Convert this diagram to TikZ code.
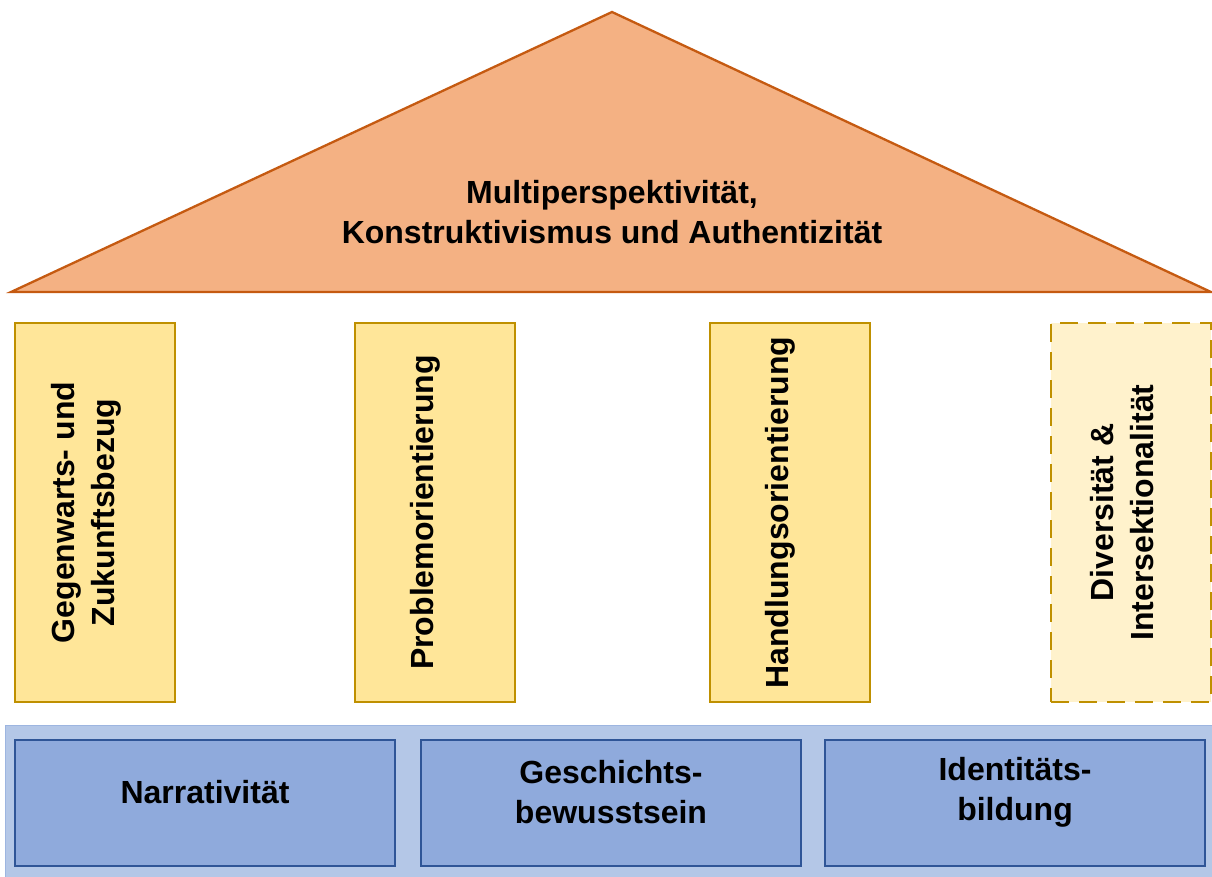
\documentclass[tikz,border=0pt]{standalone}
\usepackage{fontspec}
\setmainfont{Liberation Sans}
\definecolor{roofFill}{HTML}{F4B183}
\definecolor{roofLine}{HTML}{C55A11}
\definecolor{pillarFill}{HTML}{FFE699}
\definecolor{pillarLine}{HTML}{BF9000}
\definecolor{pillarLight}{HTML}{FFF2CC}
\definecolor{baseFill}{HTML}{B4C7E7}
\definecolor{baseLine}{HTML}{9DB5E0}
\definecolor{boxFill}{HTML}{8FAADC}
\definecolor{boxLine}{HTML}{2F5597}

\begin{document}
\begin{tikzpicture}[x=1pt, y=-1pt,
    pillar/.style={draw=pillarLine, line width=2pt, fill=pillarFill,
      minimum width=160pt, minimum height=379pt, inner sep=0pt},
    basebox/.style={draw=boxLine, line width=2pt, fill=boxFill,
      minimum width=380pt, minimum height=126pt, inner sep=0pt},
    label text/.style={font=\fontsize{32}{40}\selectfont\bfseries, align=center, inner sep=0pt}]
  \useasboundingbox (0,0) rectangle (1212,876);
  % Roof
  \coordinate (apex) at (612,12);
  \coordinate (eaveL) at (11,292);
  \coordinate (eaveR) at (1211,292);
  \draw[roofLine, fill=roofFill, line width=2.3pt, line join=miter] (eaveL) -- (apex) -- (eaveR) -- cycle;
  \node[label text] (roof) at (612,212) {Multiperspektivität,\\Konstruktivismus und Authentizität};
  % Pillars
  \node[pillar] (gegenwart) at (95,512.5) {};
  \node[pillar] (problem) at (434.5,512.5) {};
  \node[pillar] (handlung) at (789.5,512.5) {};
  \node[pillar, fill=pillarLight, dash pattern=on 18pt off 10pt] (diversitaet) at (1131,512.5) {};
  \node[label text, rotate=90] at ([xshift=-9pt]gegenwart.center) {Gegenwarts- und\\Zukunftsbezug};
  \node[label text, rotate=90] at ([xshift=-9pt]problem.center) {Problemorientierung};
  \node[label text, rotate=90] at ([xshift=-9pt]handlung.center) {Handlungsorientierung};
  \node[label text, rotate=90] at ([xshift=-9pt]diversitaet.center) {Diversität \&\\Intersektionalität};
  % Base
  \draw[baseLine, fill=baseFill, line width=1pt] (5,725) rectangle (1216,880);
  \node[basebox] (narrativ) at (205,803) {};
  \node[basebox] (bewusst) at (611,803) {};
  \node[basebox] (identitaet) at (1015,803) {};
  \node[label text] at ([yshift=11pt]narrativ.center) {Narrativität};
  \node[label text] at ([yshift=11pt]bewusst.center) {Geschichts-\\bewusstsein};
  \node[label text] at ([yshift=11pt]identitaet.center) {Identitäts-\\bildung};
\end{tikzpicture}
\end{document}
* * *
**WHAT IS EXPECTED**
Write the material out again exactly as it appears, dropping the pictures.

**OUTPUT BELOW**
Convert this diagram to TikZ code.
\documentclass[tikz,border=0pt]{standalone}
\usepackage{fontspec}
\setmainfont{Liberation Sans}
\definecolor{roofFill}{HTML}{F4B183}
\definecolor{roofLine}{HTML}{C55A11}
\definecolor{pillarFill}{HTML}{FFE699}
\definecolor{pillarLine}{HTML}{BF9000}
\definecolor{pillarLight}{HTML}{FFF2CC}
\definecolor{baseFill}{HTML}{B4C7E7}
\definecolor{baseLine}{HTML}{9DB5E0}
\definecolor{boxFill}{HTML}{8FAADC}
\definecolor{boxLine}{HTML}{2F5597}

\begin{document}
\begin{tikzpicture}[x=1pt, y=-1pt,
    pillar/.style={draw=pillarLine, line width=2pt, fill=pillarFill,
      minimum width=160pt, minimum height=379pt, inner sep=0pt},
    basebox/.style={draw=boxLine, line width=2pt, fill=boxFill,
      minimum width=380pt, minimum height=126pt, inner sep=0pt},
    label text/.style={font=\fontsize{32}{40}\selectfont\bfseries, align=center, inner sep=0pt}]
  \useasboundingbox (0,0) rectangle (1212,876);
  % Roof
  \coordinate (apex) at (612,12);
  \coordinate (eaveL) at (11,292);
  \coordinate (eaveR) at (1211,292);
  \draw[roofLine, fill=roofFill, line width=2.3pt, line join=miter] (eaveL) -- (apex) -- (eaveR) -- cycle;
  \node[label text] (roof) at (612,212) {Multiperspektivität,\\Konstruktivismus und Authentizität};
  % Pillars
  \node[pillar] (gegenwart) at (95,512.5) {};
  \node[pillar] (problem) at (434.5,512.5) {};
  \node[pillar] (handlung) at (789.5,512.5) {};
  \node[pillar, fill=pillarLight, dash pattern=on 18pt off 10pt] (diversitaet) at (1131,512.5) {};
  \node[label text, rotate=90] at ([xshift=-9pt]gegenwart.center) {Gegenwarts- und\\Zukunftsbezug};
  \node[label text, rotate=90] at ([xshift=-9pt]problem.center) {Problemorientierung};
  \node[label text, rotate=90] at ([xshift=-9pt]handlung.center) {Handlungsorientierung};
  \node[label text, rotate=90] at ([xshift=-9pt]diversitaet.center) {Diversität \&\\Intersektionalität};
  % Base
  \draw[baseLine, fill=baseFill, line width=1pt] (5,725) rectangle (1216,880);
  \node[basebox] (narrativ) at (205,803) {};
  \node[basebox] (bewusst) at (611,803) {};
  \node[basebox] (identitaet) at (1015,803) {};
  \node[label text] at ([yshift=11pt]narrativ.center) {Narrativität};
  \node[label text] at ([yshift=11pt]bewusst.center) {Geschichts-\\bewusstsein};
  \node[label text] at ([yshift=11pt]identitaet.center) {Identitäts-\\bildung};
\end{tikzpicture}
\end{document}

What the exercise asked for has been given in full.